Task details:
Go through the entries below and retype them exactly, omitting each picture.

Source material:
= = = =

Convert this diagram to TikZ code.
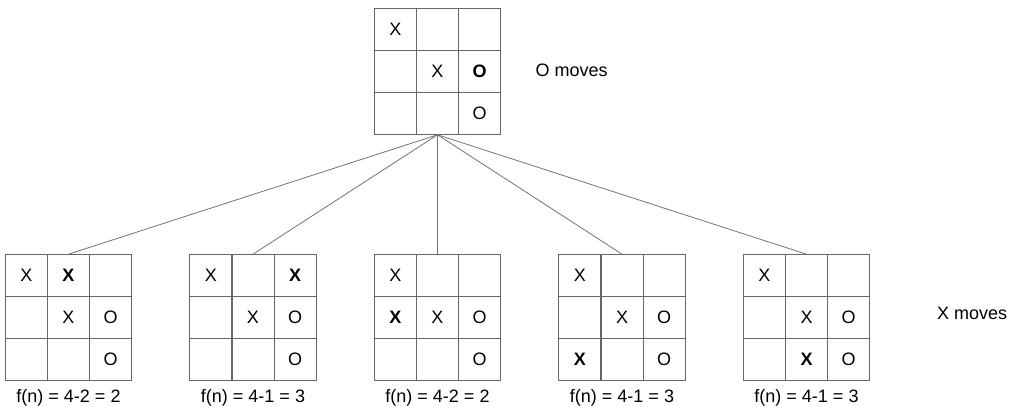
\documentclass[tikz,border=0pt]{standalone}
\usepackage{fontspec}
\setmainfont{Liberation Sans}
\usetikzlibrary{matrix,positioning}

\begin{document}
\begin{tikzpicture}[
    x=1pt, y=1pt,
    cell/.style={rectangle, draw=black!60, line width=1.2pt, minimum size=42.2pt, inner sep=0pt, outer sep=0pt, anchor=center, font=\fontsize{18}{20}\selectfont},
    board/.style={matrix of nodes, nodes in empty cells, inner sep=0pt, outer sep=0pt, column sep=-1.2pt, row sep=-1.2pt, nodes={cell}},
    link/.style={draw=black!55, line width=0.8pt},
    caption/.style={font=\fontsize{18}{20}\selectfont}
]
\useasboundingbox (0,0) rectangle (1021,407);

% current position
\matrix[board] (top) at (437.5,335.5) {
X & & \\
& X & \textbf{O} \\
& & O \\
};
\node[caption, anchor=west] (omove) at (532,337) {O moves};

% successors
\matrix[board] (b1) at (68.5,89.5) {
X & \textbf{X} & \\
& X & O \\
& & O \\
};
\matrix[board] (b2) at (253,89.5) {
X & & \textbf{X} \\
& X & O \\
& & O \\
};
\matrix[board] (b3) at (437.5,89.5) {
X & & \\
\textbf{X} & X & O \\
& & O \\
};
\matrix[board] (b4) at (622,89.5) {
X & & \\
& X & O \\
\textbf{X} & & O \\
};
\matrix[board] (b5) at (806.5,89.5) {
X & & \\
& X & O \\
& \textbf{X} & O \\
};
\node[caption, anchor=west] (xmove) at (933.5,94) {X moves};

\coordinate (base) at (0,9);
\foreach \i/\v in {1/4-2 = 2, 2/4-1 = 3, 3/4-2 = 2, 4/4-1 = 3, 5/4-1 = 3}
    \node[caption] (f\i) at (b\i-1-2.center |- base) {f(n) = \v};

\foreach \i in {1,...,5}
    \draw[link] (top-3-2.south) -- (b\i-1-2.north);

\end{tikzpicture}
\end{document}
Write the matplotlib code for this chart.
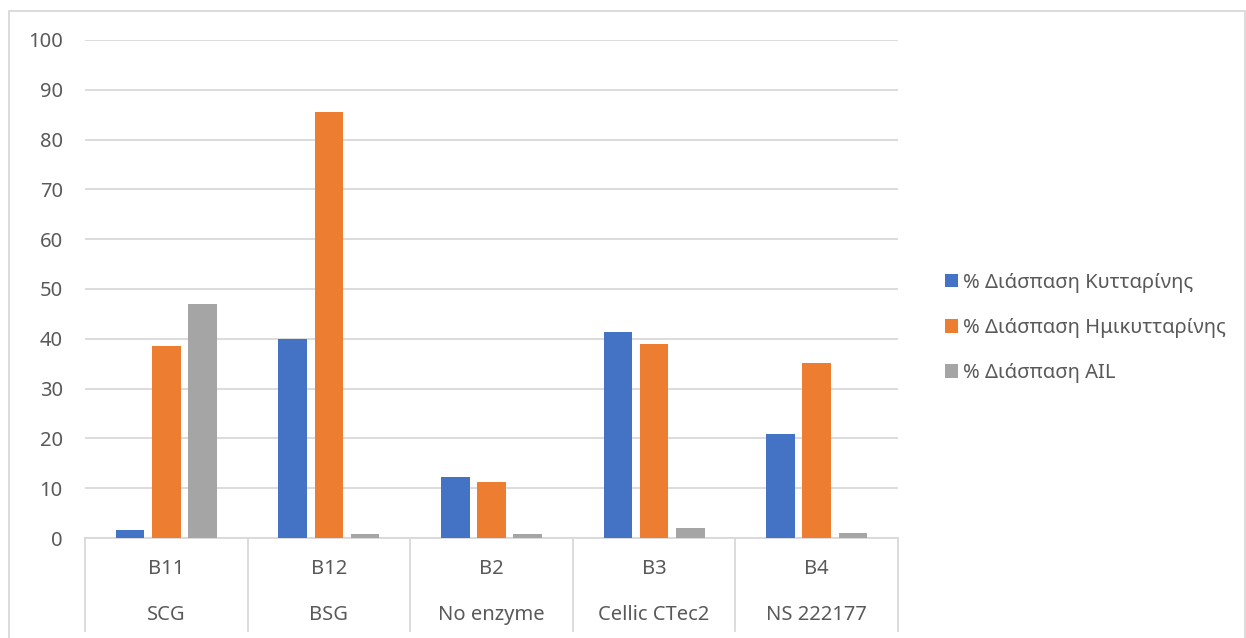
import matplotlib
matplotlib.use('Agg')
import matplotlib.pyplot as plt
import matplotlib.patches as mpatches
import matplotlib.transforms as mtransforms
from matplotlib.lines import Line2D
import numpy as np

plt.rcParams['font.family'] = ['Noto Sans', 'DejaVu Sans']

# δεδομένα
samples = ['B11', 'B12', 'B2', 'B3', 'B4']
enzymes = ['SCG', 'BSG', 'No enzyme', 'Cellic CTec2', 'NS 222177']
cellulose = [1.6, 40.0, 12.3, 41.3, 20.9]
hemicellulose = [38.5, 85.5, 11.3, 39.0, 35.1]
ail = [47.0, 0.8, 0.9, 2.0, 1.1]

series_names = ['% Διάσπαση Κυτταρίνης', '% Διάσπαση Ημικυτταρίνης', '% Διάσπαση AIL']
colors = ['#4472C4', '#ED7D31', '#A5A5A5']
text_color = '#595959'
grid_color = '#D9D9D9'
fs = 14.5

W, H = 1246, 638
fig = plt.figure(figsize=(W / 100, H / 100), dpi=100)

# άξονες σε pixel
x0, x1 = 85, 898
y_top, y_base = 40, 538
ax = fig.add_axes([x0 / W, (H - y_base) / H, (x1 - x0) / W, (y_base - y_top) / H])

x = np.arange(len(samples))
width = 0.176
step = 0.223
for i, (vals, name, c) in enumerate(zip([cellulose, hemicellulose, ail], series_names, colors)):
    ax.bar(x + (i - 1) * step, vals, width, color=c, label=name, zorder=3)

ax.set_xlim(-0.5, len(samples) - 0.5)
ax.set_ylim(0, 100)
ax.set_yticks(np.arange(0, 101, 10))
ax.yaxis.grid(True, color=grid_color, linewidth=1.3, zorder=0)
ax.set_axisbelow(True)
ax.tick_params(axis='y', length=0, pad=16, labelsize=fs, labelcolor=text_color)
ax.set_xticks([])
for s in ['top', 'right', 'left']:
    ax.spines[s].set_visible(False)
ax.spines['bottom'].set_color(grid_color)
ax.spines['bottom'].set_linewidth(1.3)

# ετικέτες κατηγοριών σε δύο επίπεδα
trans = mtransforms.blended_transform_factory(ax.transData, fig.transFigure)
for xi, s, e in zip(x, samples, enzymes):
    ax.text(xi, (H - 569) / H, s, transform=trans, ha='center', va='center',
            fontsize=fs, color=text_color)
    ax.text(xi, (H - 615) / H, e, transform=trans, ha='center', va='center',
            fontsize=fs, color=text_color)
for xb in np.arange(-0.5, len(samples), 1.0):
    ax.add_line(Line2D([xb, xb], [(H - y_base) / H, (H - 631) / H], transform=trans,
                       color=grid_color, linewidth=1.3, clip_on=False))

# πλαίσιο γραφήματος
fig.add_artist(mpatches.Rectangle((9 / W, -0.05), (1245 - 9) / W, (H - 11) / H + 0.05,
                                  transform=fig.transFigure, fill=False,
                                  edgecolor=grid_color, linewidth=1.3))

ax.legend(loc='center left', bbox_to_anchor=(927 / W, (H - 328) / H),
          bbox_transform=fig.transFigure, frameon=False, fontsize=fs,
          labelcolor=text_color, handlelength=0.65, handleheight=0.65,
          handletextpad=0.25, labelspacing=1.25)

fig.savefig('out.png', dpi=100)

= = = =

Result:
Convert this diagram to TikZ code.
\documentclass[tikz,border=0pt]{standalone}
\usepackage{fontspec}
\setmainfont{Liberation Sans}
\usetikzlibrary{matrix,positioning}

\begin{document}
\begin{tikzpicture}[
    x=1pt, y=1pt,
    cell/.style={rectangle, draw=black!60, line width=1.2pt, minimum size=42.2pt, inner sep=0pt, outer sep=0pt, anchor=center, font=\fontsize{18}{20}\selectfont},
    board/.style={matrix of nodes, nodes in empty cells, inner sep=0pt, outer sep=0pt, column sep=-1.2pt, row sep=-1.2pt, nodes={cell}},
    link/.style={draw=black!55, line width=0.8pt},
    caption/.style={font=\fontsize{18}{20}\selectfont}
]
\useasboundingbox (0,0) rectangle (1021,407);

% current position
\matrix[board] (top) at (437.5,335.5) {
X & & \\
& X & \textbf{O} \\
& & O \\
};
\node[caption, anchor=west] (omove) at (532,337) {O moves};

% successors
\matrix[board] (b1) at (68.5,89.5) {
X & \textbf{X} & \\
& X & O \\
& & O \\
};
\matrix[board] (b2) at (253,89.5) {
X & & \textbf{X} \\
& X & O \\
& & O \\
};
\matrix[board] (b3) at (437.5,89.5) {
X & & \\
\textbf{X} & X & O \\
& & O \\
};
\matrix[board] (b4) at (622,89.5) {
X & & \\
& X & O \\
\textbf{X} & & O \\
};
\matrix[board] (b5) at (806.5,89.5) {
X & & \\
& X & O \\
& \textbf{X} & O \\
};
\node[caption, anchor=west] (xmove) at (933.5,94) {X moves};

\coordinate (base) at (0,9);
\foreach \i/\v in {1/4-2 = 2, 2/4-1 = 3, 3/4-2 = 2, 4/4-1 = 3, 5/4-1 = 3}
    \node[caption] (f\i) at (b\i-1-2.center |- base) {f(n) = \v};

\foreach \i in {1,...,5}
    \draw[link] (top-3-2.south) -- (b\i-1-2.north);

\end{tikzpicture}
\end{document}
Write the matplotlib code for this chart.
import matplotlib
matplotlib.use('Agg')
import matplotlib.pyplot as plt
import matplotlib.patches as mpatches
import matplotlib.transforms as mtransforms
from matplotlib.lines import Line2D
import numpy as np

plt.rcParams['font.family'] = ['Noto Sans', 'DejaVu Sans']

# δεδομένα
samples = ['B11', 'B12', 'B2', 'B3', 'B4']
enzymes = ['SCG', 'BSG', 'No enzyme', 'Cellic CTec2', 'NS 222177']
cellulose = [1.6, 40.0, 12.3, 41.3, 20.9]
hemicellulose = [38.5, 85.5, 11.3, 39.0, 35.1]
ail = [47.0, 0.8, 0.9, 2.0, 1.1]

series_names = ['% Διάσπαση Κυτταρίνης', '% Διάσπαση Ημικυτταρίνης', '% Διάσπαση AIL']
colors = ['#4472C4', '#ED7D31', '#A5A5A5']
text_color = '#595959'
grid_color = '#D9D9D9'
fs = 14.5

W, H = 1246, 638
fig = plt.figure(figsize=(W / 100, H / 100), dpi=100)

# άξονες σε pixel
x0, x1 = 85, 898
y_top, y_base = 40, 538
ax = fig.add_axes([x0 / W, (H - y_base) / H, (x1 - x0) / W, (y_base - y_top) / H])

x = np.arange(len(samples))
width = 0.176
step = 0.223
for i, (vals, name, c) in enumerate(zip([cellulose, hemicellulose, ail], series_names, colors)):
    ax.bar(x + (i - 1) * step, vals, width, color=c, label=name, zorder=3)

ax.set_xlim(-0.5, len(samples) - 0.5)
ax.set_ylim(0, 100)
ax.set_yticks(np.arange(0, 101, 10))
ax.yaxis.grid(True, color=grid_color, linewidth=1.3, zorder=0)
ax.set_axisbelow(True)
ax.tick_params(axis='y', length=0, pad=16, labelsize=fs, labelcolor=text_color)
ax.set_xticks([])
for s in ['top', 'right', 'left']:
    ax.spines[s].set_visible(False)
ax.spines['bottom'].set_color(grid_color)
ax.spines['bottom'].set_linewidth(1.3)

# ετικέτες κατηγοριών σε δύο επίπεδα
trans = mtransforms.blended_transform_factory(ax.transData, fig.transFigure)
for xi, s, e in zip(x, samples, enzymes):
    ax.text(xi, (H - 569) / H, s, transform=trans, ha='center', va='center',
            fontsize=fs, color=text_color)
    ax.text(xi, (H - 615) / H, e, transform=trans, ha='center', va='center',
            fontsize=fs, color=text_color)
for xb in np.arange(-0.5, len(samples), 1.0):
    ax.add_line(Line2D([xb, xb], [(H - y_base) / H, (H - 631) / H], transform=trans,
                       color=grid_color, linewidth=1.3, clip_on=False))

# πλαίσιο γραφήματος
fig.add_artist(mpatches.Rectangle((9 / W, -0.05), (1245 - 9) / W, (H - 11) / H + 0.05,
                                  transform=fig.transFigure, fill=False,
                                  edgecolor=grid_color, linewidth=1.3))

ax.legend(loc='center left', bbox_to_anchor=(927 / W, (H - 328) / H),
          bbox_transform=fig.transFigure, frameon=False, fontsize=fs,
          labelcolor=text_color, handlelength=0.65, handleheight=0.65,
          handletextpad=0.25, labelspacing=1.25)

fig.savefig('out.png', dpi=100)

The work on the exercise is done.